Sendo assim, o Exequente desta ação poderá ingressar com pedidos de penhora dos bens do Executado, como por exemplo suas contas bancárias, imóveis etc.  Outro aspecto relevante deste questionamento diz respeito a legitimidade de quem poderá prosseguir com esses pedidos de coerção patrimonial.

Isto porque, caso o alimentando atinja a maioridade, ele deixará de ser representado por seu genitor(a). Devendo ele mesmo dar seguimento a ação, outorgando procuração ao seu advogado, mesmo que a dívida alimentícia seja anterior a sua maioridade.

Dulce Keli Santos – Não, o titular da ação penal é o filho. A mãe antes deste completar 18 anos (não possui capacidade civil) apenas o representa.

6 – O fato de um filho residir provisoriamente na casa do pai devedor de alimentos extingue a obrigatoriedade ou suspende temporariamente o pagamento da pensão? Qual tempo de permanência do filho na moradia do pai devedor é considerado na Justiça como isento desta obrigação?

Luiz Gustavo Penner – A resposta é não. O ordenamento jurídico deixa claro que a pensão alimentícia não é suspensa automaticamente. Por isso, qualquer alteração nesse benefício deve ser solicitada por meio de uma ação judicial (revisional de alimentos).
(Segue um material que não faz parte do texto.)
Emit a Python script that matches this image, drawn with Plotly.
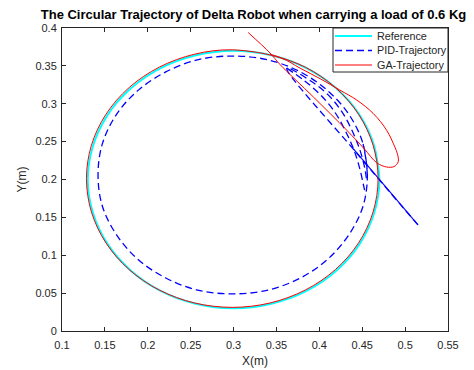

Não existe prazo certo de permanência do filho na moradia do pai devedor, apto a alterar a obrigação alimentícia arbitrada. Para a alteração da prestação alimentícia, entendo que a criança deva passar a morar definitivamente com o genitor alimentante. Ou, caso a permanência for programada, que seja por longo período, a fim de que valha a pena ajuizar ação revisional para tanto.

Dulce Keli Santos – A única forma de extinção da obrigação alimentar é por decisão judicial, o simples fato de o filho residir provisoriamente na casa do pai devedor de alimentos não extingue e nem suspende a obrigação alimentar.
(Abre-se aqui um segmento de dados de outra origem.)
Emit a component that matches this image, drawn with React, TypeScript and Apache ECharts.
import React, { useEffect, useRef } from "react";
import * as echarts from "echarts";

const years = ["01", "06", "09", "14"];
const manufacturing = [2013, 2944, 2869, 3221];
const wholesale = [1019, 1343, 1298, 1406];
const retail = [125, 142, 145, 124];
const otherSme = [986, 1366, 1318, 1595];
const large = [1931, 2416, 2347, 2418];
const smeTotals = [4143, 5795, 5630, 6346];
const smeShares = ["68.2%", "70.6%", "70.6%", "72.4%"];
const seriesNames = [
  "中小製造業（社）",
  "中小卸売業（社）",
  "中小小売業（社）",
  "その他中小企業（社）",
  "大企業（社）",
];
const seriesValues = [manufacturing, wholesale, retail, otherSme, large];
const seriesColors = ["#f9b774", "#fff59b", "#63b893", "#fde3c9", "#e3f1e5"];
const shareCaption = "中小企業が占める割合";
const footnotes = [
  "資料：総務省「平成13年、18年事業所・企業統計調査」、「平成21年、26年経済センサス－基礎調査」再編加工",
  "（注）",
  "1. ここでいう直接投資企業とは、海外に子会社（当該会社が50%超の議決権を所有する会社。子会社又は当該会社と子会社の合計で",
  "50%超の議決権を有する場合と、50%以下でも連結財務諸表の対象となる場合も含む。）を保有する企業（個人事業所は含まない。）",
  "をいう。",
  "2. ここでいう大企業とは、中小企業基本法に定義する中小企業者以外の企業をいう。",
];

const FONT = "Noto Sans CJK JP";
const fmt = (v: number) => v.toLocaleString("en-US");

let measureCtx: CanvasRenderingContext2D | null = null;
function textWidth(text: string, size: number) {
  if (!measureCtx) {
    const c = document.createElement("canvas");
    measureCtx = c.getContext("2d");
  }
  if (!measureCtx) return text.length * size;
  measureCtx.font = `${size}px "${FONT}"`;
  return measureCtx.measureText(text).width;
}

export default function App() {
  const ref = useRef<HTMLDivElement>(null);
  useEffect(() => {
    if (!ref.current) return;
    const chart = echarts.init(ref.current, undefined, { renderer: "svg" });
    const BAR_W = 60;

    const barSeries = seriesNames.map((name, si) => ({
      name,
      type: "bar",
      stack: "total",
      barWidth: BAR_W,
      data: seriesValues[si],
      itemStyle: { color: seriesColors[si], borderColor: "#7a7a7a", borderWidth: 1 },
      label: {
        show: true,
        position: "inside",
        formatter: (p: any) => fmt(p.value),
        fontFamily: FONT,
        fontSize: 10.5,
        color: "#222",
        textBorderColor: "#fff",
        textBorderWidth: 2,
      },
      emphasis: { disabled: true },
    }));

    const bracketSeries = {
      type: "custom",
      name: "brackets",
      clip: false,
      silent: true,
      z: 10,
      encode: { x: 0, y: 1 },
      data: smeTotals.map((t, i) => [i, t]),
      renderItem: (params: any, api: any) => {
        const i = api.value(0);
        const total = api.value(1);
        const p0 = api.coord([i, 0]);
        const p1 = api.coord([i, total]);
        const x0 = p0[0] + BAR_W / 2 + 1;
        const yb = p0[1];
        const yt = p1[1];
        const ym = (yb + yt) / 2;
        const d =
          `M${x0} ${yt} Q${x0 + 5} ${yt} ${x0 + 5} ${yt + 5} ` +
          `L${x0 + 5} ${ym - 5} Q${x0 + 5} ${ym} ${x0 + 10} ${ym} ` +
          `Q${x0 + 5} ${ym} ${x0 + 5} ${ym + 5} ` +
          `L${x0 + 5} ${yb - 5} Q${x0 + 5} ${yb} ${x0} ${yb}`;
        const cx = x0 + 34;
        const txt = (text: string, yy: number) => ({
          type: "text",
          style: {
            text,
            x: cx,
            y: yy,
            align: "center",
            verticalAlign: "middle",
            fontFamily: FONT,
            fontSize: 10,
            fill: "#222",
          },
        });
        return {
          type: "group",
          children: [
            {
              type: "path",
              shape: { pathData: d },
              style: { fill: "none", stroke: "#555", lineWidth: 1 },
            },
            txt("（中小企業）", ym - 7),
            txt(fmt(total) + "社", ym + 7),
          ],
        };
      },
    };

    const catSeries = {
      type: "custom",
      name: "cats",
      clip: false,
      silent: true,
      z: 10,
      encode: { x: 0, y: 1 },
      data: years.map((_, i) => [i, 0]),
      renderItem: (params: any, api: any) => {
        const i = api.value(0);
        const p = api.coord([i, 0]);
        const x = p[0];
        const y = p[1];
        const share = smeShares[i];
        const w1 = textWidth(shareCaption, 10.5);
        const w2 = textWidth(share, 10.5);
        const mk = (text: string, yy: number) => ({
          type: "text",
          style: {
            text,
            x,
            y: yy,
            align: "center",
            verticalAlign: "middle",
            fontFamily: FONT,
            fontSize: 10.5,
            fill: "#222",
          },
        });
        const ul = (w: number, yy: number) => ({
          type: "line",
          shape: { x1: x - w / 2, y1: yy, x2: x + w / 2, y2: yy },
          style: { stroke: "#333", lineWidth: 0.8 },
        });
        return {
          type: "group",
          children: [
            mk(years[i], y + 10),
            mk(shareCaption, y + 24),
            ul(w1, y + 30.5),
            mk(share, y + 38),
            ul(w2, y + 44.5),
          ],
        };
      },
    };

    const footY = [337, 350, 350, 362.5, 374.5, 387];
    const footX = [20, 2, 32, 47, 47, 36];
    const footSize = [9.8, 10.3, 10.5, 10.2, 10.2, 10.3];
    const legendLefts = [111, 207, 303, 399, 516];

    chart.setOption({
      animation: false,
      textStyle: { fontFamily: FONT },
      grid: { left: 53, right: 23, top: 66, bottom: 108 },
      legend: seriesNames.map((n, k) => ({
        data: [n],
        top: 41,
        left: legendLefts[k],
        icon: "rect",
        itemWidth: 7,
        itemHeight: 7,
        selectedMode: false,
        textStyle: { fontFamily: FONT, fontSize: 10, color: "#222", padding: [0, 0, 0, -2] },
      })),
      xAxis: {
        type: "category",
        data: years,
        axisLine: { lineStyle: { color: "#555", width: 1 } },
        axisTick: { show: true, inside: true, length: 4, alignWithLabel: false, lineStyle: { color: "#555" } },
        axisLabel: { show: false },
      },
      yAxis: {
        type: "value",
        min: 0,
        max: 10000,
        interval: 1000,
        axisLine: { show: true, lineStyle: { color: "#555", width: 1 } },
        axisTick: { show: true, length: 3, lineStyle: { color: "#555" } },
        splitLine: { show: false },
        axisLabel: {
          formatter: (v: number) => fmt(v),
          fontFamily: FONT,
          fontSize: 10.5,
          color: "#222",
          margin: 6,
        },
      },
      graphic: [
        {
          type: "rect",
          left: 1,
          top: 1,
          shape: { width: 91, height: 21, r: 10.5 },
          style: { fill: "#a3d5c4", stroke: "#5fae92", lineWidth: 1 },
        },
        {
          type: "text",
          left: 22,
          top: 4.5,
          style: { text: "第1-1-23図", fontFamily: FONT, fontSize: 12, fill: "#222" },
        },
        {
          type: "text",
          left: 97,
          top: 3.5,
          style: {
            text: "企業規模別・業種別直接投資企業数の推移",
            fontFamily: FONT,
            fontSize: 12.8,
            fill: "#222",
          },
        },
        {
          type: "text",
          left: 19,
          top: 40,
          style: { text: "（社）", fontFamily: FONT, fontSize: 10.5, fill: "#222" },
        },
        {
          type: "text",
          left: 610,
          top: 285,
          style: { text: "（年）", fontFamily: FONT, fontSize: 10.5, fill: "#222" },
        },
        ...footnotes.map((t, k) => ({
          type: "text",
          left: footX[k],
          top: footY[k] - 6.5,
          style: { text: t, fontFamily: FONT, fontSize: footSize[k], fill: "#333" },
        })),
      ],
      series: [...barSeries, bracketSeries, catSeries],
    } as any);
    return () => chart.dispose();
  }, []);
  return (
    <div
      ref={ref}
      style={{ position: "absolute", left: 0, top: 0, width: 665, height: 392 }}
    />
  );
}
7 – No caso acima, o pai devedor pode pedir a suspensão temporária dessa obrigação ou “abater” da dívida prevista na ação de execução de alimentos o valor relativo a despesas decorrentes do período em que o filho esteve hospedado temporariamente em sua residência?
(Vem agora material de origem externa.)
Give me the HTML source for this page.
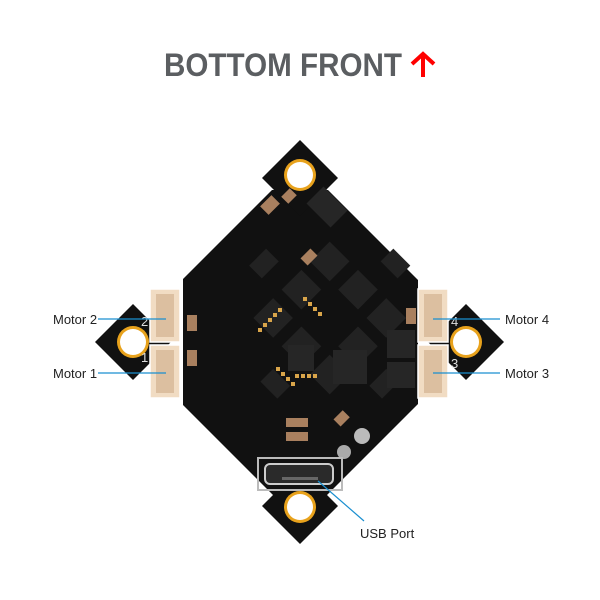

Luiz Gustavo Penner –  A resposta é não. Quando a pensão alimentícia é arbitrada em um valor monetário fixo, não pode o alimentante, unilateralmente, abater desse montante, outras despesas decorrentes do período em que o filho esteve hospedado temporariamente em sua residência. Isto porque, novamente, qualquer alteração quanto a prestação alimentícia, deve ser requerida por meio de uma ação judicial (revisional de alimentos).

Dulce Keli Santos – Neste caso há que se pleitear a suspensão temporária judicialmente com a exposição de motivos. Autorizado judicialmente, não irá se “abater” da dívida vencida, mas apenas não haverá dívida vincenda. Há que se verificar o caso concreto, mas suspensão de obrigação alimentar temporária é muito difícil de ser concedida judicialmente apenas pelo fato do filho permanecer um curto período com o genitor (exemplo: férias).

8 – O executado na ação de alimentos pode reverter a decisão de obrigação da pensão alimentícia para a mãe no caso de o filho passar um período em sua residência? Isso precisa ser comprovado na Justiça? Ou seja, o filho precisa confirmar que reside com o pai para que o mesmo não seja mais obrigado a pagar a pensão devida?

Luiz Gustavo – Todo aspecto inerente a revisão da prestação dos alimentos deve ser requerido e, consequentemente, comprovado na justiça por meio de ação judicial própria. Assim, caso o filho realmente passe a morar com o outro genitor (alimentante), tal fato poderá fundamentar o pedido de revisão ou exoneração de alimentos.

Dulce Keli Santos – Há que se analisar o caso concreto com maior precisão, mas a regra é o cumprimento da decisão judicial (título executivo judicial).